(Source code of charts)
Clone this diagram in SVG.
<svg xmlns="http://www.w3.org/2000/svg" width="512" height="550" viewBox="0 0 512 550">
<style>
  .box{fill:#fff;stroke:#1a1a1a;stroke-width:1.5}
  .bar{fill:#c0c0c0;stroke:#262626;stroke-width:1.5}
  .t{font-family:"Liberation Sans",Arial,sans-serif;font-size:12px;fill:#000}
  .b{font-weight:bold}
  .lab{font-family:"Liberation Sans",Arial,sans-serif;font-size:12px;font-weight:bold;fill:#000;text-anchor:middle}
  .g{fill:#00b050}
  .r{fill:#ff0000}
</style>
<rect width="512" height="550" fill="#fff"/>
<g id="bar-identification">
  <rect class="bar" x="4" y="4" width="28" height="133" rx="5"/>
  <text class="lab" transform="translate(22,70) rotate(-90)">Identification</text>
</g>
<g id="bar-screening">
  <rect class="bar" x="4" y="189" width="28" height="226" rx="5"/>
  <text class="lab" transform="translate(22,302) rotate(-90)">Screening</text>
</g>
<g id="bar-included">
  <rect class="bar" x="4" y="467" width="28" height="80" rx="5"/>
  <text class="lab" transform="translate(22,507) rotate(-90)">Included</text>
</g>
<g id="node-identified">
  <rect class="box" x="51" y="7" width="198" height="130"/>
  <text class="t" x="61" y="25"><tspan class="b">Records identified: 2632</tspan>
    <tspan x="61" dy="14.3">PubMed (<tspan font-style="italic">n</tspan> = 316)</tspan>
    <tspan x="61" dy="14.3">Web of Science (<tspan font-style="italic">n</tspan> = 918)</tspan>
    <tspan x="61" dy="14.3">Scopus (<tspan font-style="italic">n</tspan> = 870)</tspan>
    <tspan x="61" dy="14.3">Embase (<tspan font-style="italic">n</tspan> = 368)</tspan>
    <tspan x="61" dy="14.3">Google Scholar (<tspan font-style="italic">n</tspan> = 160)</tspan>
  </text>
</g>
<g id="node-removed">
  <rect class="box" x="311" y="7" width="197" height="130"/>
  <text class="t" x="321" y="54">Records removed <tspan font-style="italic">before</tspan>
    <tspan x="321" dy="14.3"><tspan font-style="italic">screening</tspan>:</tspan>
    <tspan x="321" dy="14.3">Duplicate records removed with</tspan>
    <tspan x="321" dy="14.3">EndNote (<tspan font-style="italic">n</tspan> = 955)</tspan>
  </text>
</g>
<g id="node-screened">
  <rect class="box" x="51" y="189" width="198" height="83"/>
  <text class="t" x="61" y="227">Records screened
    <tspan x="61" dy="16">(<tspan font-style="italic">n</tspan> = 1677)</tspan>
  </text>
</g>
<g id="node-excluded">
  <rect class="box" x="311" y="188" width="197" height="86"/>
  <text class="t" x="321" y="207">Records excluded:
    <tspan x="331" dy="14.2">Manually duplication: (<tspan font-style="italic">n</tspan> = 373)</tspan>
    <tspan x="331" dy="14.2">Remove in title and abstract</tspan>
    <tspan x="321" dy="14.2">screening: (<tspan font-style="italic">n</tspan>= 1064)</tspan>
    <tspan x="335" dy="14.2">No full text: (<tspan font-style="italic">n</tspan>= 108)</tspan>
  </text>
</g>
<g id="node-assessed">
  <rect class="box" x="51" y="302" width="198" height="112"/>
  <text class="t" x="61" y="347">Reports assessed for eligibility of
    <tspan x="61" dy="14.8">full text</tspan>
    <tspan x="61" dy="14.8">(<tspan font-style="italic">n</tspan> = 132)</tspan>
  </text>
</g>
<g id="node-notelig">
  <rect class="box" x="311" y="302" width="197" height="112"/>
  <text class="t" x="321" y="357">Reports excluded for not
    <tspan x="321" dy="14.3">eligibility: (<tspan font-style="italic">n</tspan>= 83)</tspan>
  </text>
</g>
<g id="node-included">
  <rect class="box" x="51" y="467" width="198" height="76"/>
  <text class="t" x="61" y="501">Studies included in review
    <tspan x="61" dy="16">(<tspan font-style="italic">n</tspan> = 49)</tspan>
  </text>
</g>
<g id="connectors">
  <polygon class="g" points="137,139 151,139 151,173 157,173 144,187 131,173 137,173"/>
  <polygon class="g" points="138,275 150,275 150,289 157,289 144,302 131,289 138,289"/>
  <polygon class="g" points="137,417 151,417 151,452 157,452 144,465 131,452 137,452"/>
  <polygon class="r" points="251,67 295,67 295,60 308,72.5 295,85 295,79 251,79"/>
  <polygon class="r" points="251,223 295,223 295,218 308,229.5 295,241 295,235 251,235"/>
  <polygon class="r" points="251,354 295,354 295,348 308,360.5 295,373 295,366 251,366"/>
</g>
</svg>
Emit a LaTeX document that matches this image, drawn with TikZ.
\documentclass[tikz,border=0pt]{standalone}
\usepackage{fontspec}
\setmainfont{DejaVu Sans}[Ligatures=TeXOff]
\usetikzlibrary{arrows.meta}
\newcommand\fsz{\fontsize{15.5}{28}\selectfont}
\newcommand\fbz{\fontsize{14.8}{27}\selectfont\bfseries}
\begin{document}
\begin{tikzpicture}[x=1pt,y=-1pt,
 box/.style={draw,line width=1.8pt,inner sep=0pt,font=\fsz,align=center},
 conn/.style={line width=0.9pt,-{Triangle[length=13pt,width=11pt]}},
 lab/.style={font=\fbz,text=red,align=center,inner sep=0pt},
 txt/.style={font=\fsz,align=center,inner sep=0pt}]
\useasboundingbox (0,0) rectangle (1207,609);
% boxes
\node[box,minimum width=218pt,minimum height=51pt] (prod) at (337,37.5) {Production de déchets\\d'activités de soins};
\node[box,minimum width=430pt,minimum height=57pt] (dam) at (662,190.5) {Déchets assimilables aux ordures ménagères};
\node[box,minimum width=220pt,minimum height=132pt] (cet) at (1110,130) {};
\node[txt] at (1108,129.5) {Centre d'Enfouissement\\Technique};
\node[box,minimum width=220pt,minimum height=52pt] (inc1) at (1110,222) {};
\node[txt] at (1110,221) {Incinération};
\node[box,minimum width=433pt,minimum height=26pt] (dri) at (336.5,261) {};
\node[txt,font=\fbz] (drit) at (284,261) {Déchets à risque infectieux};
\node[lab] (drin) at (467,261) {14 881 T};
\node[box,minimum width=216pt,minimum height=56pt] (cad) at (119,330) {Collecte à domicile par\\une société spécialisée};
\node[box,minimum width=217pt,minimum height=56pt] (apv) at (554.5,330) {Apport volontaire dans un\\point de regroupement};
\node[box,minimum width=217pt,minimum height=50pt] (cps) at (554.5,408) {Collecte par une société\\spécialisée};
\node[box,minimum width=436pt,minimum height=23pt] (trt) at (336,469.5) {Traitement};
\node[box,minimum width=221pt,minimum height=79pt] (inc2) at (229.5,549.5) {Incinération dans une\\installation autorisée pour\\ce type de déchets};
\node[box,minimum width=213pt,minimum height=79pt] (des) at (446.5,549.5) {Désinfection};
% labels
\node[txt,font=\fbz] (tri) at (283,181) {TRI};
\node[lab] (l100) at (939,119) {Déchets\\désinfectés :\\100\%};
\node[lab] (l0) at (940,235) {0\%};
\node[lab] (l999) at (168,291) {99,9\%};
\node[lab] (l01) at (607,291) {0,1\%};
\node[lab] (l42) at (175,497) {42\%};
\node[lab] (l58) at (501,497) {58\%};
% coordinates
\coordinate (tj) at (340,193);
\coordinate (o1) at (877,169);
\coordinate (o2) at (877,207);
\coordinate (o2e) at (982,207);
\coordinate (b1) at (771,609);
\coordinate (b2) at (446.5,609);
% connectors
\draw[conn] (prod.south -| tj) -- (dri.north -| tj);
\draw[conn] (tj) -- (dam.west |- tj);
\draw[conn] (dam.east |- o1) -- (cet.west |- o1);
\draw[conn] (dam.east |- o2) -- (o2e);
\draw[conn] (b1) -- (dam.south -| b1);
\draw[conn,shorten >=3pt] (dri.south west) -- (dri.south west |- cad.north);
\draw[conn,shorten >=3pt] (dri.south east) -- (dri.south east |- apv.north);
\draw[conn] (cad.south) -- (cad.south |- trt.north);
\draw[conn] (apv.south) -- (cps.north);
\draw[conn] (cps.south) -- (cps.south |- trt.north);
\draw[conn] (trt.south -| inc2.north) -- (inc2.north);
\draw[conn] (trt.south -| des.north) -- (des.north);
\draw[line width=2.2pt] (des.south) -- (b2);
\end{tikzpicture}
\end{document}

YOUR GOAL: Pull out every line above that holds the word "with".

RESULT:
    <tspan x="321" dy="14.3">Duplicate records removed with</tspan>
Emit a LaTeX document that matches this image, drawn with TikZ.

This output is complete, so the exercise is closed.